Start of Dataset entries

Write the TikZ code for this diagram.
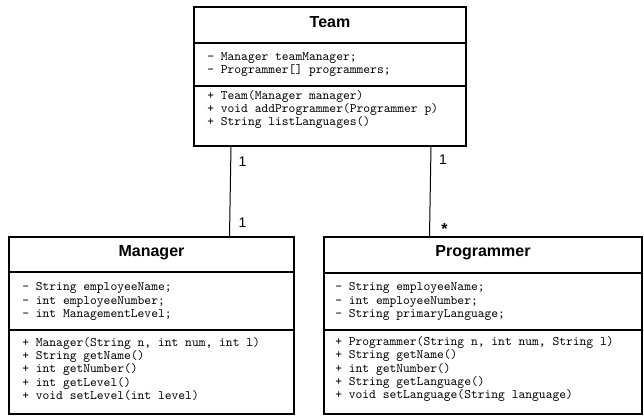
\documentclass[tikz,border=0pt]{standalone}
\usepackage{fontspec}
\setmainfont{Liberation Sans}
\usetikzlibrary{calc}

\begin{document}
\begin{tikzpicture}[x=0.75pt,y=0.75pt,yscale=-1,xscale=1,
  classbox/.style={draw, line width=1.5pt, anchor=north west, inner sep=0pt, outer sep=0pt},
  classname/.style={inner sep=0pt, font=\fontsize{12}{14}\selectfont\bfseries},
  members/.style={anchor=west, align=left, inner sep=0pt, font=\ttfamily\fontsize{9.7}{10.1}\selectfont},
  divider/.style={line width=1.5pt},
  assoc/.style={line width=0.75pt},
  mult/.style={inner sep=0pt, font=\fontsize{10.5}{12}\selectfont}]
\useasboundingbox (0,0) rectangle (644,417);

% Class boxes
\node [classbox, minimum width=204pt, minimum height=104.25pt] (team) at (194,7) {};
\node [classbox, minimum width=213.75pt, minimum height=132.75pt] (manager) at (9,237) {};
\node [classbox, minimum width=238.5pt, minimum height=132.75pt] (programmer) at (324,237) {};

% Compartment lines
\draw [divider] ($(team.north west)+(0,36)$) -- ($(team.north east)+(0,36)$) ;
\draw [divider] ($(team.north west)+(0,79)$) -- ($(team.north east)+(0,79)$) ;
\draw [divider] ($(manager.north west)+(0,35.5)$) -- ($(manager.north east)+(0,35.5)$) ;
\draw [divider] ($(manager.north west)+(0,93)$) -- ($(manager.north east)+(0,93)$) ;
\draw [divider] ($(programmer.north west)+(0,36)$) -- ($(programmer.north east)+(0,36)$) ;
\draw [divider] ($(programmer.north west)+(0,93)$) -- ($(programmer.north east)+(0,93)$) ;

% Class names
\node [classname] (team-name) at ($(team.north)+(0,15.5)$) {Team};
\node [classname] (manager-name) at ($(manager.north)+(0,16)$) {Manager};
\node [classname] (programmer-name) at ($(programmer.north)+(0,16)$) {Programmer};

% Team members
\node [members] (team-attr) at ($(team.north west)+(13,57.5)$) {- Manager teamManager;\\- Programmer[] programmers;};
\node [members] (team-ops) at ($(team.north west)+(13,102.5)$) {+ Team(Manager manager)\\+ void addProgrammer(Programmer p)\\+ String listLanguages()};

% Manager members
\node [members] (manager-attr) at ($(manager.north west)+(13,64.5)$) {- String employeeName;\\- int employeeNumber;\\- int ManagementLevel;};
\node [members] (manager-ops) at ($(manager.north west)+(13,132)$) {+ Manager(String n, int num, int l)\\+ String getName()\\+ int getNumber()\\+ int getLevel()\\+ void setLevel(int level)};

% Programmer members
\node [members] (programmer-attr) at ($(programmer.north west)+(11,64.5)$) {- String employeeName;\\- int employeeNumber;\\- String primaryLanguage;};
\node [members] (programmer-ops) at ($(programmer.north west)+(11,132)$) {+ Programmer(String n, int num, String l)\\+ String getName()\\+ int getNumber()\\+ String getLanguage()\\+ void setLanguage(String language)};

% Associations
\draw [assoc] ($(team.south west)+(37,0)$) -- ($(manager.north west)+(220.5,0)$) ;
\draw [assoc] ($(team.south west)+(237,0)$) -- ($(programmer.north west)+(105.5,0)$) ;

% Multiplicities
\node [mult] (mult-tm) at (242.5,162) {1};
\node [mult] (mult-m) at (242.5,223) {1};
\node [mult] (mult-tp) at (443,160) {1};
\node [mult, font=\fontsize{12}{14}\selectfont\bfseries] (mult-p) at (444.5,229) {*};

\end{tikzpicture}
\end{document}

End of Dataset entries
Start of Dataset entries

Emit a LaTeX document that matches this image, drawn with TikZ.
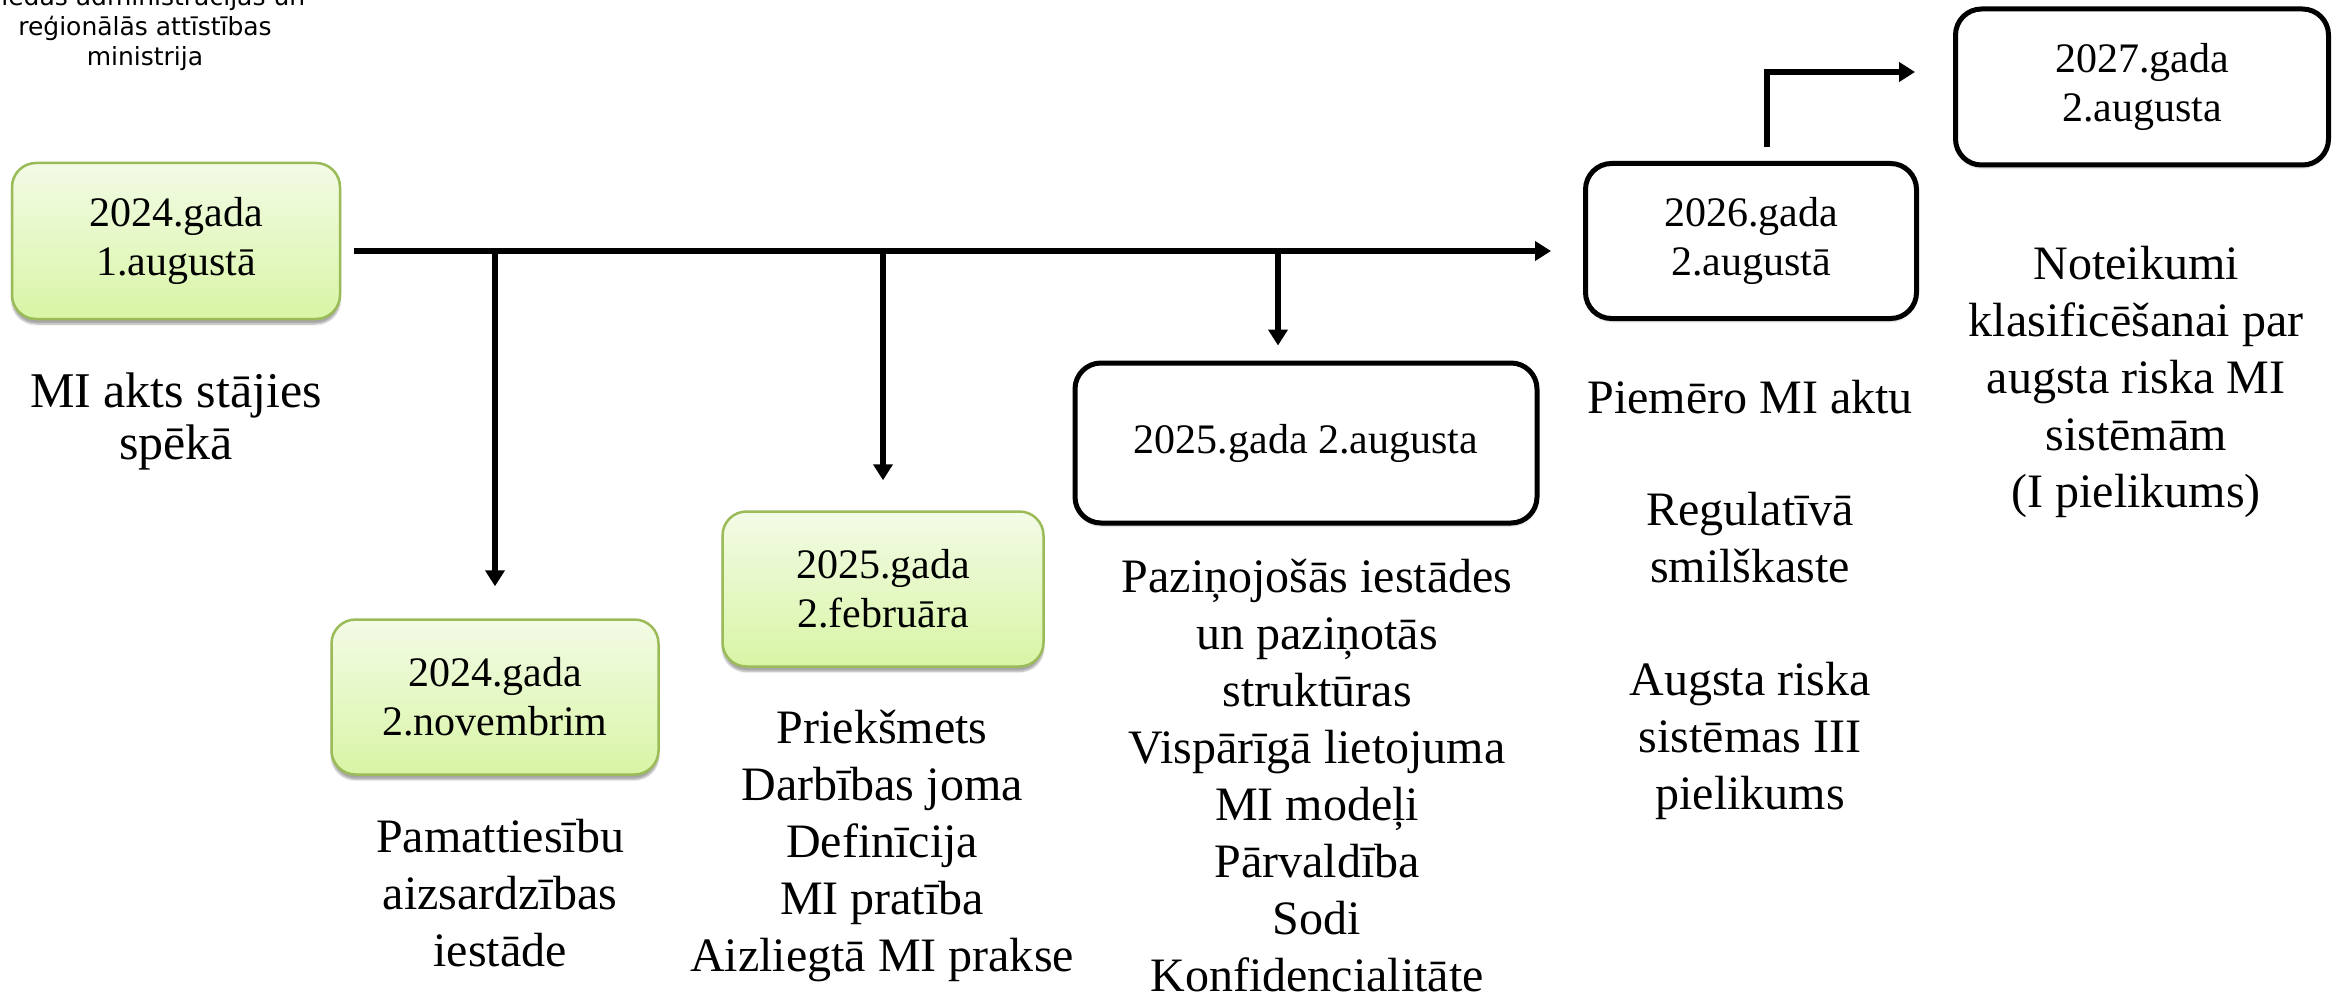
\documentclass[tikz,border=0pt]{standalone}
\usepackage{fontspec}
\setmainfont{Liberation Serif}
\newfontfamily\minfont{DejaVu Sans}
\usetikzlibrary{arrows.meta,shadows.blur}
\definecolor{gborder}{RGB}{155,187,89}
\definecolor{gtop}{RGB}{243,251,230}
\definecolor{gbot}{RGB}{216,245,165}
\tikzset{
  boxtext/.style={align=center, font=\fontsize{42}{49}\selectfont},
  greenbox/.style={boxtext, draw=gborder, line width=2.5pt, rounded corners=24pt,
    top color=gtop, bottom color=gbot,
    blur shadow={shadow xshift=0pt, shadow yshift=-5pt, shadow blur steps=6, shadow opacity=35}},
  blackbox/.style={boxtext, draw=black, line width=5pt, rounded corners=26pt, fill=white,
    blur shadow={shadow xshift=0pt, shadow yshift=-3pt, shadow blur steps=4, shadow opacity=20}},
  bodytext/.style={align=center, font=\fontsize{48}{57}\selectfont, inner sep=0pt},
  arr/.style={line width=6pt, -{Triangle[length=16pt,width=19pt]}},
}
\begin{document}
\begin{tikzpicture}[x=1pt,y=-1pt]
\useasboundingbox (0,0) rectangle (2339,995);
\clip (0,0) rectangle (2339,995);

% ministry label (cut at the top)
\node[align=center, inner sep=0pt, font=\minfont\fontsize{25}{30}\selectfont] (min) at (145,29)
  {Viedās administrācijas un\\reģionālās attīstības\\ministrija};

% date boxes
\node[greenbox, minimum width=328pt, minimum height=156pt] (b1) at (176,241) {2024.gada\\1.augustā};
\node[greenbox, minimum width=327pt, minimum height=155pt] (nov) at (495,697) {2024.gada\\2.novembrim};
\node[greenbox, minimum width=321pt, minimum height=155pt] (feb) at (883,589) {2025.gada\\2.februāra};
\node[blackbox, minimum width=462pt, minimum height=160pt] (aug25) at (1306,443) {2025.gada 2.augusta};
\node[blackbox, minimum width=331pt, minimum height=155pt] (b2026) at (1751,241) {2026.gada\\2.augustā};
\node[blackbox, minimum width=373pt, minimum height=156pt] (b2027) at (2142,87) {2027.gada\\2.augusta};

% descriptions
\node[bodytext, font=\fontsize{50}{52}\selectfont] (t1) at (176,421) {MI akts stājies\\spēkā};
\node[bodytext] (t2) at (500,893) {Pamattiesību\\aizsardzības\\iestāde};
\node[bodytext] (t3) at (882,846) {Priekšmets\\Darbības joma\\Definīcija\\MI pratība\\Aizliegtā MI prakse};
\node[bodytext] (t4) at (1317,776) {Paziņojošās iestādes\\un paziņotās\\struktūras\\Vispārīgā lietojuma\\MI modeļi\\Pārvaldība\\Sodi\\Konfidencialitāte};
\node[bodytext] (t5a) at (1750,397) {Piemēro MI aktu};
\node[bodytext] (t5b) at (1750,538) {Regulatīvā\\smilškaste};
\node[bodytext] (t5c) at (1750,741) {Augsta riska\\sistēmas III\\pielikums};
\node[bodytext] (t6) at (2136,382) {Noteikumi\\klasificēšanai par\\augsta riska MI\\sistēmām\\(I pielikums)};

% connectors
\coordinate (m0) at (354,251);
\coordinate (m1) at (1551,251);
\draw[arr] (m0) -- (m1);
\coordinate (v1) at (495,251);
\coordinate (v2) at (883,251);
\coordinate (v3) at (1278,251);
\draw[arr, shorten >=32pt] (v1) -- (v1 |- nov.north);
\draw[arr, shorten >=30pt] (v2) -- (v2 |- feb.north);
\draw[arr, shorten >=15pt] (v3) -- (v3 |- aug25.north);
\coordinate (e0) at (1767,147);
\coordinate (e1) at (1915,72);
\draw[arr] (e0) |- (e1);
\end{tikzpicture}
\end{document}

End of Dataset entries
Start of Dataset entries

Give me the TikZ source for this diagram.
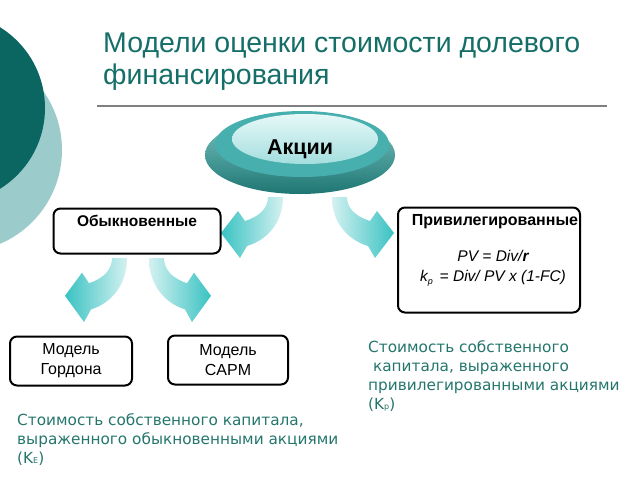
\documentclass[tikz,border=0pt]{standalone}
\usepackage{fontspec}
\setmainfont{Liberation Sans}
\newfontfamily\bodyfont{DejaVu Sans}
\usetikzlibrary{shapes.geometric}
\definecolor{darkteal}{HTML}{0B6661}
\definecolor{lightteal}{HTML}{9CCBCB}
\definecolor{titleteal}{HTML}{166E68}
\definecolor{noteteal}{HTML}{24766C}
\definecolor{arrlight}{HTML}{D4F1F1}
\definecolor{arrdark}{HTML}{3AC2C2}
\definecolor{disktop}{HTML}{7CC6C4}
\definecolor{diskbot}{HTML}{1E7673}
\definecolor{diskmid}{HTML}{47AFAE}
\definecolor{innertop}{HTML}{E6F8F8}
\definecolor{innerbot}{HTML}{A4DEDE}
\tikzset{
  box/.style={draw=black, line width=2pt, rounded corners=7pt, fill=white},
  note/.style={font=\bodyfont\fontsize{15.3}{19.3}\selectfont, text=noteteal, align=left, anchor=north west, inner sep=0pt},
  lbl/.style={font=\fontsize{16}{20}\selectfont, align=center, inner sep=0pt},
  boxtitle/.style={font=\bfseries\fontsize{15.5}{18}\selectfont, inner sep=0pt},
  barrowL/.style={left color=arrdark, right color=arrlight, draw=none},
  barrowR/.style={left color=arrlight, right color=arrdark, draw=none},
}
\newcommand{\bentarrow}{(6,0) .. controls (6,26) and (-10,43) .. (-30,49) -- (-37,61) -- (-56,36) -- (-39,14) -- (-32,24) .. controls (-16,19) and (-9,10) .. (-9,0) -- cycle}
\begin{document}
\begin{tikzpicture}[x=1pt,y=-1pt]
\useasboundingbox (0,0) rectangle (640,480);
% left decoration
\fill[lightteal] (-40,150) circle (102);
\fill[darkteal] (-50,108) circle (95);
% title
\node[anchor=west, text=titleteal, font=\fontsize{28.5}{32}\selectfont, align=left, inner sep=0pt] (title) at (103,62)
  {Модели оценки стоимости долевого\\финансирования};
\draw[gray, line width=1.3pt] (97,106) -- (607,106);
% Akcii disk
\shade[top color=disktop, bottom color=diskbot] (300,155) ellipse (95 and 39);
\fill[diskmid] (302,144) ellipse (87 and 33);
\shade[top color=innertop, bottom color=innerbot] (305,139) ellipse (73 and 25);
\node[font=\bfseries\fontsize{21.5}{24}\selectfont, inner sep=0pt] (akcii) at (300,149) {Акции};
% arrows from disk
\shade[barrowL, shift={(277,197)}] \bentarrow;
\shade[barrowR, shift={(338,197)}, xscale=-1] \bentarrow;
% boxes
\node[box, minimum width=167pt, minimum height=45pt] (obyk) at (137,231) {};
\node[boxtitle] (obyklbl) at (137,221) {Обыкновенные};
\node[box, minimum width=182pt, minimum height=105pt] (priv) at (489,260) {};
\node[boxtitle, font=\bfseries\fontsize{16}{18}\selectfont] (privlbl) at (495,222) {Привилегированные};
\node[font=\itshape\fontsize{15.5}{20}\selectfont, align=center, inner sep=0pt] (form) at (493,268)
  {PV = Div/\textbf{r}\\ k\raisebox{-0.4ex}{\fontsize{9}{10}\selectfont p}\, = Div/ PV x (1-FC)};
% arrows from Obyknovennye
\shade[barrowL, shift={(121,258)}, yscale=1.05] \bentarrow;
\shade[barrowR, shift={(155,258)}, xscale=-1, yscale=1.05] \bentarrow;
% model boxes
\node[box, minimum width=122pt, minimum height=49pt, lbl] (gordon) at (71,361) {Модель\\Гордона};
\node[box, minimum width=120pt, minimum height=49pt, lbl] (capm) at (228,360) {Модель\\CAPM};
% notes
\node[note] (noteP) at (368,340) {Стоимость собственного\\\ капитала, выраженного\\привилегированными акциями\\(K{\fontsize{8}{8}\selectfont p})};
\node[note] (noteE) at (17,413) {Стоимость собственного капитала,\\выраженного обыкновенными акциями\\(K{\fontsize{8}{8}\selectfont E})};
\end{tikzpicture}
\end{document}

End of Dataset entries

Request ::
Give back, unchanged, each line from the one containing "Write the TikZ code for this diagram." through the one containing "(0,0) rectangle (644,417);". Pictures are to be left out.

Solution for this task ::
Write the TikZ code for this diagram.
\documentclass[tikz,border=0pt]{standalone}
\usepackage{fontspec}
\setmainfont{Liberation Sans}
\usetikzlibrary{calc}

\begin{document}
\begin{tikzpicture}[x=0.75pt,y=0.75pt,yscale=-1,xscale=1,
  classbox/.style={draw, line width=1.5pt, anchor=north west, inner sep=0pt, outer sep=0pt},
  classname/.style={inner sep=0pt, font=\fontsize{12}{14}\selectfont\bfseries},
  members/.style={anchor=west, align=left, inner sep=0pt, font=\ttfamily\fontsize{9.7}{10.1}\selectfont},
  divider/.style={line width=1.5pt},
  assoc/.style={line width=0.75pt},
  mult/.style={inner sep=0pt, font=\fontsize{10.5}{12}\selectfont}]
\useasboundingbox (0,0) rectangle (644,417);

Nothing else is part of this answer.